W.H. Boulton was also active in the Christadelphian church, and, along with Henry Sulley, was a frequent contributor of archaeology articles in The Christadelphian magazine during the editorship of C.C. Walker. Following Boulton's retirement he relocated from London to Birmingham and assisted Walker's successor as editor John Carter.

His son, A. H. Boulton (1904–1981), was a regular contributor to The Testimony magazine.

==Works==
Historical:
- 1924 Babylon, Assyria and Israel, their History as Recorded in the Bible and Cuneiform Inscriptions.
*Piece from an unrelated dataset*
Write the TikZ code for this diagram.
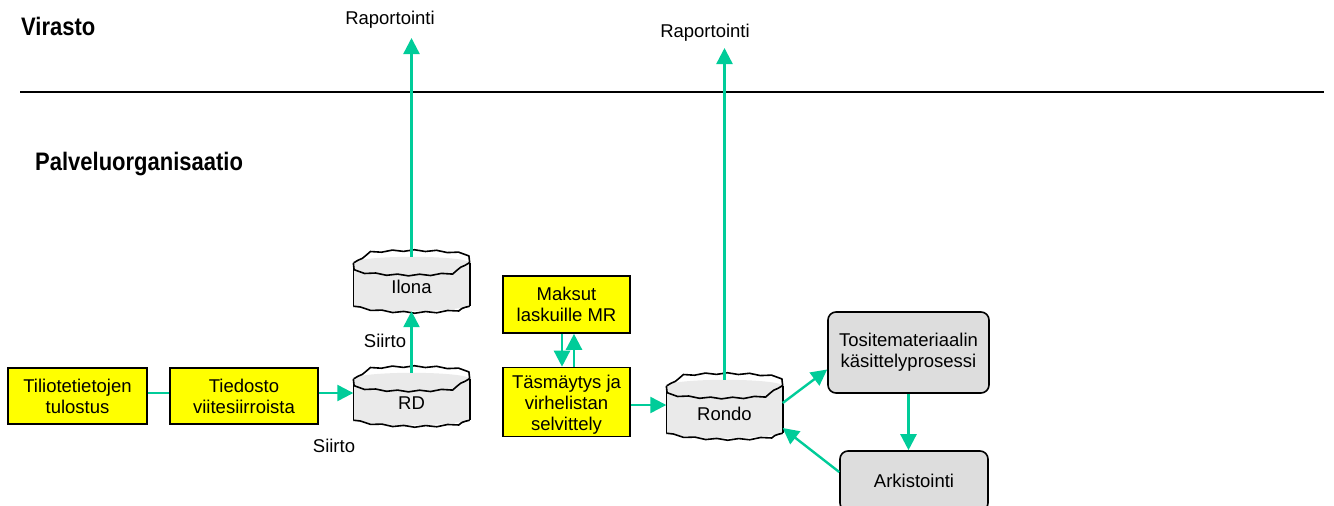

Sampson Low, Marston & Co, 1924. 181pp.
- 1930 The Romance of Archaeology. Sampson Low, Marston & Co.
- 1931 The Romance of the British Museum. With a foreword by Sir Frederic G. Kenyon. Sampson Low, Marston & Co., London.
- 1933 Assyria. Sampson Low, Marston & Co.
- 1933 Babylonia. Sampson Low, Marston & Co.
- 1933 Elam, Media, and Persia. Sampson Low, Marston & Co.
- 1934 Greece and Rome. Sampson Low, Marston & Co.
- 1950 Palestine. Sampson Low, Marston & Co.

Transport:
- 1931 The Pageant of Transport through the Ages. With a foreword by Sir Josiah Stamp. Sampson Low, Marston & Co.
- 1932 The Splendid Book of Railways (children's book). Sampson Low, Marston & Co
- 1950 The Railways of Britain - Their History, Construction and Working. Sampson Low, Marston & Co.

Religious:
- 1917 The Apocalypse and History. With W.H. Barker.
- before 1923 The Names and Titles of the Deity.
- 1924 Epistle to the Hebrews. S. Low, Marston & Co. London.
- 1937 God-spell - The Bible Story Retold. Birmingham.
- 1946 Paul the Apostle - Jew, Tarsian, Roman.
- 1952 Archaeology Explains the Bible. Epworth, London.
- 1962 Book of the Prophet Ezekiel. Birmingham.